Series beers seem to get high style scores.
Alcohol content and calories are exactly on top of each other, but that shouldn’t be that surprising.
Finland seems to be pretty close to low scores.
The dots in the plot are the individual beers. The dots don’t seem to align that much with the variables, and there’s a huge clump in the top right corner with no variables in sight.
I was also interested in how only beer styles compare to points:
The percentages are pretty low, but the plot is still fun to look at. Looks like the styles near the high score point are the more unconventional beer styles.
var <- get_mca_var(mca)
fviz_contrib(mca, choice = "var", axes = 1)
fviz_contrib(mca, choice = "var", axes = 2)
The dashed red line is the expected average contribution to the dimension. Any variable over it is considered important.

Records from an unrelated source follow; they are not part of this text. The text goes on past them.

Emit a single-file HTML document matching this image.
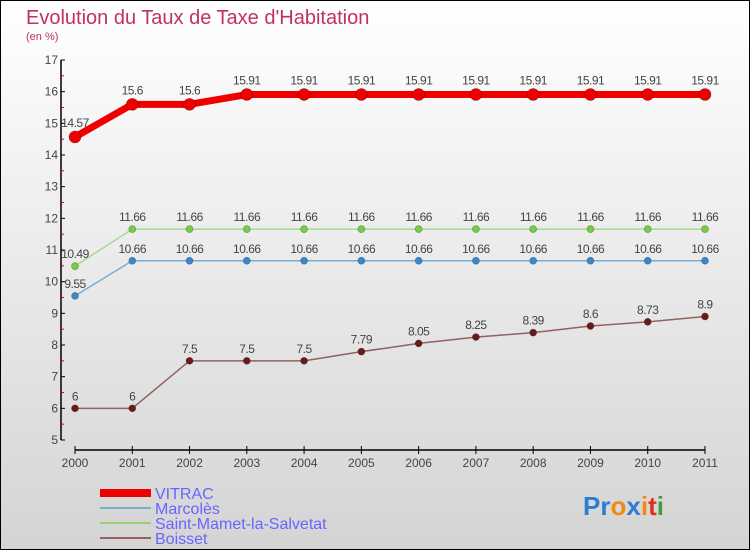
<!DOCTYPE html>
<html><head><meta charset="utf-8"><style>
html,body{margin:0;padding:0}
body{width:750px;height:550px;overflow:hidden;font-family:"Liberation Sans",sans-serif}
</style></head><body>
<svg width="750" height="550" xmlns="http://www.w3.org/2000/svg" id="chart">
<defs><linearGradient id="bg" x1="0" y1="0" x2="0" y2="1"><stop offset="0" stop-color="#ffffff"/><stop offset="1" stop-color="#d4d4d4"/></linearGradient></defs>
<rect x="0.5" y="0.5" width="749" height="549" fill="url(#bg)" stroke="#000"/>
<text x="26" y="24" font-size="20" fill="#c0306a">Evolution du Taux de Taxe d'Habitation</text>
<text x="26" y="40" font-size="11" fill="#c0306a">(en %)</text>
<g id="axes"></g><g id="series"></g>
<g>
<rect x="100" y="489" width="51" height="8" fill="#ee0000"/>
<text x="155" y="499" font-size="16" fill="#6666ff">VITRAC</text>
<line x1="100" y1="508" x2="151" y2="508" stroke="#7aaed0" stroke-width="2"/>
<text x="155" y="514" font-size="16" fill="#6666ff">Marcolès</text>
<line x1="100" y1="523" x2="151" y2="523" stroke="#99d070" stroke-width="2"/>
<text x="155" y="529" font-size="16" fill="#6666ff">Saint-Mamet-la-Salvetat</text>
<line x1="100" y1="538" x2="151" y2="538" stroke="#946060" stroke-width="2"/>
<text x="155" y="544" font-size="16" fill="#6666ff">Boisset</text>
</g>
<g font-size="26" font-weight="bold">
<text x="583" y="515"><tspan fill="#2a7fd0">Pr</tspan><tspan fill="#f08a10">o</tspan><tspan fill="#2a7fd0">x</tspan><tspan fill="#f08a10">i</tspan><tspan fill="#e03020">t</tspan><tspan fill="#40a040">i</tspan></text>
</g>
</svg>
<script>
const years=[2000,2001,2002,2003,2004,2005,2006,2007,2008,2009,2010,2011];
const vitrac=[14.57,15.6,15.6,15.91,15.91,15.91,15.91,15.91,15.91,15.91,15.91,15.91];
const marcoles=[9.55,10.66,10.66,10.66,10.66,10.66,10.66,10.66,10.66,10.66,10.66,10.66];
const saintMamet=[10.49,11.66,11.66,11.66,11.66,11.66,11.66,11.66,11.66,11.66,11.66,11.66];
const boisset=[6,6,7.5,7.5,7.5,7.79,8.05,8.25,8.39,8.6,8.73,8.9];
const yTicks=[5,6,7,8,9,10,11,12,13,14,15,16,17];
const NS="http://www.w3.org/2000/svg";
const x=i=>75+i*(630/11);
const y=v=>440-(v-5)*(380/12);
function mk(tag,attrs,parent,txt){const e=document.createElementNS(NS,tag);for(const k in attrs)e.setAttribute(k,attrs[k]);if(txt!==undefined)e.textContent=txt;parent.appendChild(e);return e;}
const ax=document.getElementById('axes');
let e=mk('line',{x1:61,y1:60,x2:61,y2:440,stroke:'#000','stroke-width':1.5},ax);


yTicks.forEach(t=>{
 const tk=mk('line',{x1:61,y1:y(t),x2:65,y2:y(t),stroke:'#000'},ax);
 
 
 const lb=mk('text',{x:58,y:y(t)+4,'font-size':12,fill:'#444','text-anchor':'end'},ax,String(t));
 
 
 if(t<17){const m=mk('line',{x1:61,y1:y(t+0.5),x2:64,y2:y(t+0.5),stroke:'#e00000'},ax);
 
 }
});
e=mk('line',{x1:x(0),y1:450,x2:x(11),y2:450,stroke:'#000','stroke-width':1.5},ax);


years.forEach((yr,i)=>{
 const tk=mk('line',{x1:x(i),y1:446,x2:x(i),y2:454,stroke:'#000'},ax);
 
 
 const lb=mk('text',{x:x(i),y:467,'font-size':12,fill:'#444','text-anchor':'middle'},ax,String(yr));
 
 
});
const sg=document.getElementById('series');
function series(vals,name,color,w,r,dot,labOff){
 const g=mk('g',{},sg);
 
 
 const p=mk('polyline',{points:vals.map((v,i)=>x(i)+','+y(v)).join(' '),fill:'none',stroke:color,'stroke-width':w,'stroke-linejoin':'round'},g);
 
 
 vals.forEach((v,i)=>{
  const c=mk('circle',{cx:x(i),cy:y(v),r:r,fill:dot,stroke:'rgba(0,0,0,0.3)','stroke-width':0.7},g);
  
  
  const t=mk('text',{x:x(i),y:y(v)-labOff,'font-size':12,fill:'#444','text-anchor':'middle','letter-spacing':'-0.5'},g,String(v));
  
  
 });
}
series(boisset,'boisset','#946060',1.5,3.5,'#6a1a1a',8);
series(marcoles,'marcoles','#7aaed0',1.5,3.5,'#3a88cc',8);
series(saintMamet,'saint-mamet','#a8d890',1.5,3.5,'#77cc44',8);
series(vitrac,'vitrac','#ee0000',7,6,'#ee0000',10);
</script>
</body></html>
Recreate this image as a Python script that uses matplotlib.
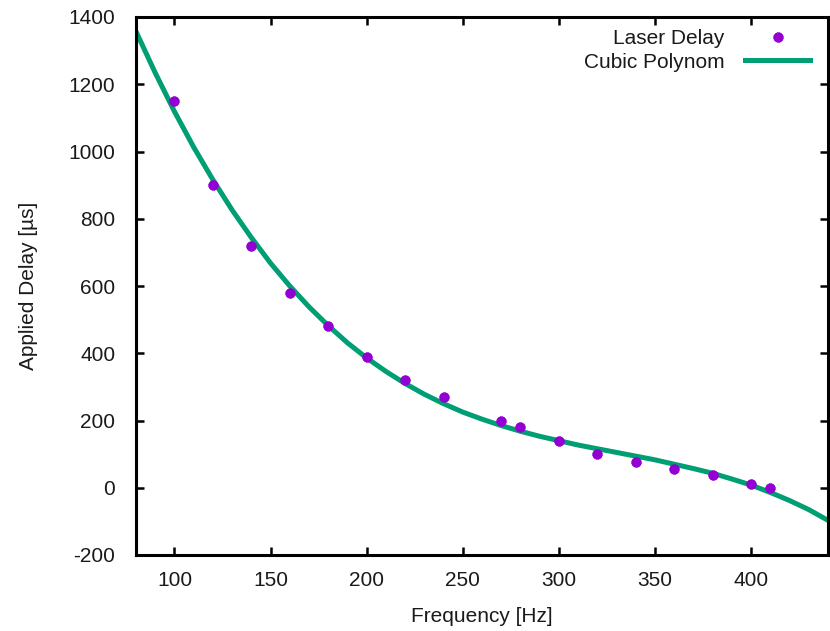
import matplotlib
matplotlib.use('Agg')
import matplotlib.pyplot as plt

plt.rcParams['font.family'] = ['Liberation Sans', 'DejaVu Sans']
plt.rcParams['axes.unicode_minus'] = False

# measured laser delay
freq = [100, 120, 140, 160, 180, 200, 220, 240, 270, 280, 300, 320, 340, 360, 380, 400, 410]
delay = [1150, 900, 720, 580, 480, 390, 320, 270, 200, 180, 140, 100, 78, 57, 37, 12, 0]

# cubic polynom curve, every 10 Hz
fit_freq = [80, 90, 100, 110, 120, 130, 140, 150, 160, 170, 180, 190, 200, 210, 220, 230,
            240, 250, 260, 270, 280, 290, 300, 310, 320, 330, 340, 350, 360, 370, 380, 390,
            400, 410, 420, 430, 440]
fit_delay = [1357, 1234, 1119, 1013, 916, 826, 744, 668, 600, 538, 482, 431, 386, 346, 310, 278,
             250, 225, 204, 185, 168, 153, 140, 127, 116, 105, 94, 83, 70, 57, 43, 26,
             8, -14, -38, -65, -97]

txt = '#1a1a1a'
fs = 15

fig = plt.figure(figsize=(8.3, 6.31), dpi=100)
ax = fig.add_axes([136/830, 1 - 555/631, 692/830, 538/631])

ax.plot(freq, delay, linestyle='none', marker=(8, 2, 0), markersize=7, markeredgewidth=2.5,
        color='#9400d3', label='Laser Delay', zorder=3)
ax.plot(fit_freq, fit_delay, color='#009e73', linewidth=3.6, label='Cubic Polynom', zorder=2)

ax.set_xlim(80, 440)
ax.set_ylim(-200, 1400)
ax.set_xticks([100, 150, 200, 250, 300, 350, 400])
ax.set_yticks(range(-200, 1401, 200))

for s in ax.spines.values():
    s.set_linewidth(2.2)
ax.tick_params(direction='in', length=6, width=1.8, top=True, right=True,
               labelsize=fs, labelcolor=txt)
ax.tick_params(axis='y', pad=15)
ax.tick_params(axis='x', pad=11.5)

ax.set_xlabel('Frequency [Hz]', fontsize=fs, color=txt, labelpad=12.5)
ax.set_ylabel('Applied Delay [µs]', fontsize=fs, color=txt, labelpad=22)

leg = ax.legend(loc='upper right', bbox_to_anchor=(0.992, 1.0), frameon=False,
                markerfirst=False, fontsize=fs, handlelength=3.1, borderaxespad=0.2,
                labelspacing=0.2, handletextpad=1.0)
for t in leg.get_texts():
    t.set_color(txt)

fig.savefig('out.png', dpi=100)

Seems like both the dimensions consist mainly of alcohol content and calories.
fviz_screeplot(mca)
Two dimension seems to be the best in this case, and that’s what we had.
It looks like the question of good beer still remains unanswered. The plots didn’t reveal much, except the beer style plot had something of value.
I think there is a bit too much observations in my data, which creates so much variation that MCA can’t really work with it. There could’ve been better results with a smaller data set, but that could’ve simplified the results too. It could be interesting to see how having more countries would affect the results, for example having some American or Australian beers as well. Price could be an interesting variable too.
One explanation could be that it’s all just a matter of taste, and has nothing to do with the data available here.